Maybe even fall asleep in my arms later.

But I don’t see that happening when she’s not responding to me.

Sure, I could drop by the bakery, but I’m not sure I want to.

If she’s as short today as she was yesterday then I’d feel like I was bugging her, and I don’t want that.

Flour Power is technically closed, but I’m sure she’s there, prepping what she can for tomorrow and working on orders.

I was hoping to discuss our first dessert collaboration, which is coming soon.

First of October is when Jillian will officially start making sweet treats for Prime.

Needing a change of scenery, I grab my keys and phone and head out the front door.

I don’t live too far away from our small downtown area—not as close as Jillian—but it’s a beautiful day for a walk.

So, I walk.

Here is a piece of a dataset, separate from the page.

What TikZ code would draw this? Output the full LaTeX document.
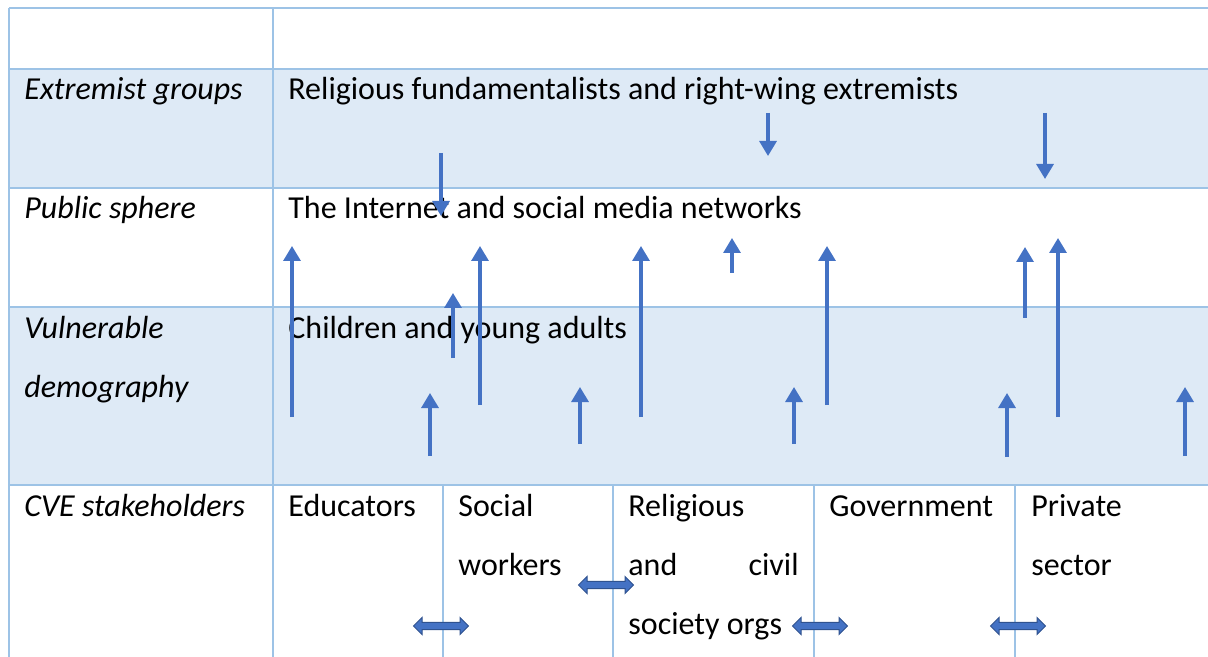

I find myself reaching Main Street, and since it’s nearing the end of the workday, I spot several people I recognize on the sidewalk and offer polite greetings as I go.

The bakery is just up the street on the opposite side, but instead of heading there, I find myself entering a different business.

A bell chimes over the door and a familiar face looks up from the reception desk and smiles.

“Well, if it isn’t Kameron Markley. What brings you in?

” She glances at her computer screen. “I don’t see your name on the schedule for an appointment. ”

“Hi, Stella, and no, I don’t have an appointment.”

A look of relief flashes across her face. “Okay, good. I was worried you got deleted or moved somehow.” She stands and offers a smile. “What can we do for you?”

“Actually, I was wondering if Dr. Rhodes was available for a few minutes. It’s a personal call, not professional,” I tell her, realizing this was a bad idea. I can’t just drop by my friend’s medical practice at the end of the workday just because I want to chat.

“He’s in with his last patient, Kameron. If you want to have a seat, I can let you know when he’s done,” she informs me politely.